調査母体の半分が「時事問題のためにほぼ毎日読書をする」と答えている。多分に日々投函される新聞も含めての結果と考えれば、十分納得の行く結果といえる。一方で「雑誌や書籍はともかく、新聞を読むのは「読書」には該当しないのでは」との意見もあるだろうが、原文では「Read」という単語が用いられており、これは書籍・新聞どちらを読む場合でも使われるので、新聞も含まれると考えて問題は無い(書籍に限定した狭義の「読書」では別途対象物として「book(書籍)」と記述されている)。

頻度の上では「時事問題」の方が上だが、読者率そのものは「娯楽として」の方が上。また、娯楽性の高さでは類似項目といえる「個人的趣向」と合わせ「読者率は高いが頻度は低い」という共通項が見られる。次のグラフは「読書をする人のうち『毎日読んでいる人』」の割合。

↑ 事由別読書性向(米、2011年、16歳以上)(頻度を問わず「読んでいる」人の合計に占める、「毎日読んでいる」人の割合)(※紙媒体・電子書籍双方)
↑ 事由別読書性向(米、2011年、16歳以上)(頻度を問わず「読んでいる」人の合計に占める、「毎日読んでいる」人の割合)(※紙媒体・電子書籍双方)

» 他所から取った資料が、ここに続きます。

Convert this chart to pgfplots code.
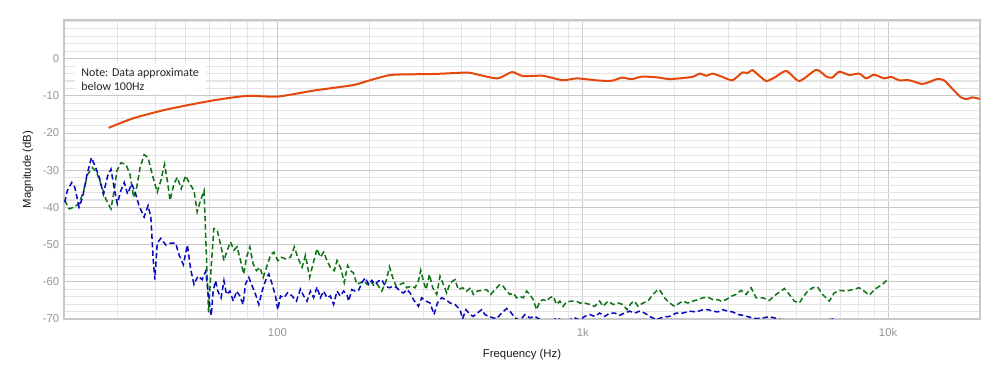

娯楽で読書をする人は、その読書に対してさほど切羽詰まることが無く、頻度もさほど高くない。一方で仕事や時事問題など、真面目に、あるいは半ば必要に迫られて読書をする人はその必要が生じるたびに読書をする場合が多く、必然的に頻度が高くなる。これは先の記事【テクノロジーは読書のアプローチに…デジタル機器と米の読書性向との関係】で触れた「自らの意思が強い事由では、デジタル機器の有る無しで、読書性向の差が大きく出ている」と連動性があると見てよいかもしれない。

つまり「必要性が高い『読書』なので、便利なツール(デジタル機器)を使えれば、ありがたみが増すため、読書性向が強くなる」というわけだ。



レポートには詳細は一部しか記載されていないものの(数値を明記した原文データ版にも無い)、個々の事由別における各種階層別の概要にも触れられている。それによれば高年収・高学歴ほど読書性向が強い傾向があるとの事。

先の記事で「デジタル機器を所有・利用している人の方が読書性向が強い」ことは確認されているので、「高年収・高学歴でデジタルガジェット持ちが、バリバリの読者っぽい」というイメージが出来上がる。「いかにも」という感じではあるが、あながち間違っていないというのも興味深い話ではある。